If you've ever been on holiday and fantastised about owning a home in that idyllic destination, Australian company Kohab has a radical idea: split the bill with someone else.
Kohab is the new online service connecting like-minded house hunters with dream homes they can purchase together. While the opportunity is there for everyone, co-ownership is ideal for those looking for a holiday residence, where a successful timeshare is more likely.
The website aims to cover all the bases in one location, from displaying the property listings, to offering standardised or customisable legal agreements, and mortgage and insurance advice.
While it's daunting to imagine trusting other people - let alone complete strangers - with your little slice of paradise, Kohab Co-Founder, David Dawson, believes other pioneers of the shared economy prepared us for the jump.

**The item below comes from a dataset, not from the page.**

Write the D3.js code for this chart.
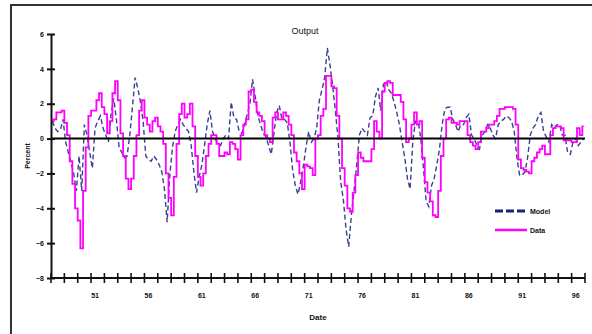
<!DOCTYPE html>
<html>
<head>
<meta charset="utf-8">
<script src="https://cdn.jsdelivr.net/npm/d3@7"></script>
<style>
  html, body { margin: 0; padding: 0; background: #fff; }
  svg { display: block; }
  text { font-family: "Liberation Sans", Arial, sans-serif; fill: #111; }
</style>
</head>
<body>
<svg id="chart" width="592" height="334"></svg>
<script>
// Quarterly output growth, 1947Q1 - 1996Q4 (percent)
const startYear = 1947;
const quarterCount = 200;

const dataSeries = [
  1.0, 1.1, 1.5, 1.5, 1.6, 0.9, 0.2, -1.3, -2.6, -4.0,
  -4.7, -6.3, -3.0, -0.5, 1.3, 1.6, 1.6, 2.2, 2.6, 1.8,
  1.4, 0.3, 1.0, 2.6, 3.3, 2.2, 0.3, -1.0, -2.3, -2.9,
  -2.3, -1.0, 0.2, 1.6, 2.2, 1.2, 0.8, 0.4, 1.0, 1.2,
  0.7, 0.4, -0.3, -2.0, -3.4, -4.4, -2.2, -0.3, 1.4, 2.0,
  1.2, 1.4, 2.0, 0.7, -1.0, -2.2, -2.7, -2.0, -1.0, -0.3,
  0.2, 0.2, -0.3, -1.0, -1.0, -0.8, -0.9, -0.2, -0.3, -0.6,
  -1.2, 0.2, 0.8, 1.1, 2.7, 2.8, 2.1, 1.5, 1.3, 1.0,
  0.2, 0.0, -0.2, 1.2, 1.5, 1.1, 1.1, 1.5, 1.3, 0.8,
  0.2, -0.8, -1.3, -2.0, -2.9, -1.5, -1.6, -1.7, -2.1, 0.0,
  0.2, 1.3, 1.7, 3.6, 3.6, 3.0, 2.9, 1.3, 0.0, -1.7,
  -2.7, -4.0, -4.2, -3.1, -2.1, -0.8, -1.1, -1.3, -1.3, -1.3,
  -0.6, 1.0, 0.4, 0.0, 2.7, 3.2, 3.3, 3.2, 2.5, 2.5,
  2.5, 2.1, 1.1, -0.2, 0.0, 0.8, 1.5, 0.8, 1.0, -1.1,
  -2.5, -3.1, -3.6, -4.4, -4.5, -3.0, -1.0, 0.0, 1.1, 1.2,
  0.9, 0.9, 0.8, 1.0, 1.0, 1.0, 0.2, -0.2, -0.4, -0.6,
  -0.2, 0.4, 0.4, 0.6, 0.8, 0.8, 1.0, 1.3, 1.7, 1.7,
  1.8, 1.8, 1.8, 1.7, 0.8, -1.2, -1.7, -1.8, -1.9, -2.0,
  -1.3, -1.1, -0.8, -0.6, -0.4, -0.9, -0.9, 0.2, 0.6, 0.7,
  0.7, 0.6, -0.1, -0.1, -0.1, -0.2, -0.2, 0.6, 0.2, 0.7
];

const modelSeries = [
  1.0, 0.6, 0.4, 0.5, 1.1, -0.2, -0.8, -1.4, -2.0, -3.0,
  -1.0, -3.0, 0.8, 0.2, -0.8, -1.7, 0.6, 1.0, 1.3, 0.6,
  0.2, -0.2, 1.4, 2.3, 1.1, -0.5, -0.8, -1.1, -1.0, 0.2,
  1.8, 3.5, 2.9, 2.1, 1.0, -1.0, -1.2, -1.3, -1.0, -1.2,
  -1.5, -1.9, -2.9, -4.8, -2.1, -0.5, 0.4, 0.8, 1.1, 0.8,
  0.6, 0.4, -0.4, -1.9, -3.1, -2.2, -1.5, -0.4, 0.8, 1.6,
  0.4, 0.0, -0.3, -0.4, 0.0, 0.2, 0.0, 2.1, 1.2, 1.1,
  0.4, 0.3, 0.8, 1.4, 2.0, 3.4, 2.4, 1.3, 0.8, 0.3,
  0.1, -0.4, -0.9, 0.3, 1.5, 1.9, 1.1, 1.1, 0.9, -0.2,
  -1.8, -2.7, -3.2, -2.5, -1.6, -0.5, 0.4, -0.2, 0.0, 0.6,
  2.2, 2.8, 3.5, 5.2, 4.2, 3.0, 1.6, 0.0, -2.5, -3.5,
  -5.2, -6.2, -4.4, -3.0, -1.5, 0.2, 0.6, 0.4, 0.2, 1.2,
  1.3, 2.4, 2.9, 1.6, 3.1, 3.3, 2.8, 2.6, 2.1, 1.5,
  0.8, -0.2, -1.1, -2.3, -2.9, -0.2, 1.0, 1.0, 0.0, -1.7,
  -3.6, -3.9, -2.7, -2.3, -1.5, -0.6, 0.8, 1.7, 1.8, 1.8,
  1.1, 0.8, 0.4, 0.8, 0.8, 1.2, 1.4, 0.2, 0.0, -0.4,
  -0.6, 0.2, 0.4, 0.8, 0.6, 0.2, 0.0, 0.8, 1.0, 1.1,
  1.3, 1.2, 1.0, 0.4, -1.1, -2.1, -2.1, -1.9, -1.1, 0.2,
  0.6, 0.8, 1.3, 1.5, 0.4, 0.1, -0.2, 0.8, 0.6, 0.8,
  0.8, 0.2, 0.2, -0.8, -0.9, -0.2, 0.0, -0.4, -0.2, 0.0
];

const yTickValues = [6, 4, 2, 0, -2, -4, -6, -8];
const xTickLabels = ["51", "56", "61", "66", "71", "76", "81", "86", "91", "96"];
const legendNames = ["Model", "Data"];

const svg = d3.select("#chart");

// Outer chart frame (extends past the right and bottom edges)
svg.append("rect")
  .attr("x", 11).attr("y", 5)
  .attr("width", 600).attr("height", 340)
  .attr("fill", "none")
  .attr("stroke", "#333")
  .attr("stroke-width", 2);

const plot = { left: 51, right: 585, top: 34, bottom: 278 };

const x = d3.scaleLinear().domain([0, quarterCount]).range([plot.left, plot.right]);
const y = d3.scaleLinear().domain([-8, 6]).range([plot.bottom, plot.top]);

// Title
svg.append("text")
  .attr("x", 305).attr("y", 34)
  .attr("text-anchor", "middle")
  .attr("font-size", 9)
  .text("Output");

// Series lines
const modelLine = d3.line()
  .x((d, i) => x(i + 0.5))
  .y(d => y(d));

const dataLine = d3.line()
  .x((d, i) => x(i + 0.5))
  .y(d => y(d))
  .curve(d3.curveStep);

svg.append("path")
  .datum(modelSeries)
  .attr("d", modelLine)
  .attr("fill", "none")
  .attr("stroke", "#3a4090")
  .attr("stroke-width", 1.4)
  .attr("stroke-dasharray", "5,3");

svg.append("path")
  .datum(dataSeries)
  .attr("d", dataLine)
  .attr("fill", "none")
  .attr("stroke", "#ff00ff")
  .attr("stroke-width", 1.8);

// Zero reference line
svg.append("line")
  .attr("x1", plot.left).attr("x2", plot.right)
  .attr("y1", y(0)).attr("y2", y(0))
  .attr("stroke", "#000")
  .attr("stroke-width", 2);

// Y axis
const yAxis = d3.axisLeft(y)
  .tickValues(yTickValues)
  .tickSize(0)
  .tickPadding(7)
  .tickFormat(d3.format("d"));

const yg = svg.append("g")
  .attr("transform", `translate(${plot.left},0)`)
  .call(yAxis);
yg.select(".domain").attr("stroke", "#111").attr("stroke-width", 2);
yg.selectAll(".tick text")
  .attr("font-size", 7)
  .attr("font-weight", "bold")
  .attr("font-family", "Liberation Sans, Arial, sans-serif")
  .attr("fill", "#222");
yg.selectAll(".tick").append("line")
  .attr("x1", -4).attr("x2", 4)
  .attr("stroke", "#111")
  .attr("stroke-width", 2);

// X axis: tick marks every 5 quarters, year labels every 20 quarters
const xTickPositions = d3.range(0, quarterCount + 1, 5);
const xg = svg.append("g")
  .attr("transform", `translate(0,${plot.bottom})`);
xg.append("line")
  .attr("x1", plot.left).attr("x2", plot.right)
  .attr("stroke", "#111")
  .attr("stroke-width", 2);
xg.selectAll("line.tick")
  .data(xTickPositions)
  .join("line")
  .attr("class", "tick")
  .attr("x1", d => x(d)).attr("x2", d => x(d))
  .attr("y1", -5).attr("y2", 5)
  .attr("stroke", "#111")
  .attr("stroke-width", 1.6);
xg.selectAll("text.label")
  .data(xTickLabels)
  .join("text")
  .attr("class", "label")
  .attr("x", d => x((1900 + +d - startYear) * 4 + 0.5))
  .attr("y", 20)
  .attr("text-anchor", "middle")
  .attr("font-size", 7)
  .attr("font-weight", "bold")
  .attr("fill", "#222")
  .text(d => d);

// Axis titles
svg.append("text")
  .attr("x", 318).attr("y", 320)
  .attr("text-anchor", "middle")
  .attr("font-size", 8)
  .attr("font-weight", "bold")
  .text("Date");

svg.append("text")
  .attr("transform", "translate(30,156) rotate(-90)")
  .attr("text-anchor", "middle")
  .attr("font-size", 7)
  .attr("font-weight", "bold")
  .text("Percent");

// Legend
const legend = svg.append("g").attr("transform", "translate(495,211)");
const legendStyles = [
  { stroke: "#1a1f80", width: 3, dash: "8,3" },
  { stroke: "#ff00ff", width: 2.5, dash: null }
];
legendNames.forEach((name, i) => {
  const row = legend.append("g").attr("transform", `translate(0,${i * 19})`);
  row.append("line")
    .attr("x1", 0).attr("x2", 32)
    .attr("stroke", legendStyles[i].stroke)
    .attr("stroke-width", legendStyles[i].width)
    .attr("stroke-dasharray", legendStyles[i].dash);
  row.append("text")
    .attr("x", 35).attr("y", 2.5)
    .attr("font-size", 7)
    .attr("font-weight", "bold")
    .text(name);
});
</script>
</body>
</html>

Thanks to the phenomenal success of companies like Uber and Airbnb, people's ideas of buying, selling and sharing have shifted.
"The shared economy relies on people doing the right thing by each other, and of course there are occasions that doesn’t happen, but I think ultimately it encourages people to behave properly and do the right thing," David suggests. "And it’s so much more fun if you’re doing it with other people than on your own, right?"
If you're a still a little concerned, David says a co-ownership agreement is designed to ease your worries.
"I think setting the ground rules - the ground rules being a co-ownership agreement - is the most important thing to do first," David emphasises. "It's also obviously [about] picking the right people to buy with, [but] once you’ve got that organised and you’ve got your team lined up, then the co-ownership agreement is critical."
Co-ownership agreements aim to legally protect all buyers in the event someone dies, goes bankrupt or wants to sell the property. It also establishes the agreed-upon ways the house will be used.
For instance, consider who is buying the home and when will they want to stay there? Will you live there together? If it's a holiday home, and you're all buyers with young families, will you share the space for the school holidays or take it in shifts?
You would also want to figure out if you're happy to leave the house empty, or if the parties are happy leasing or lending it to others.
While this can and should take a while to consider, once the co-ownership agreement is locked in, the rest comes down to decency.
"I think people in the shared economy need to be more flexible and more willing to compromise and do the right thing by other people. I think it’s a sign of maturity," David confirms.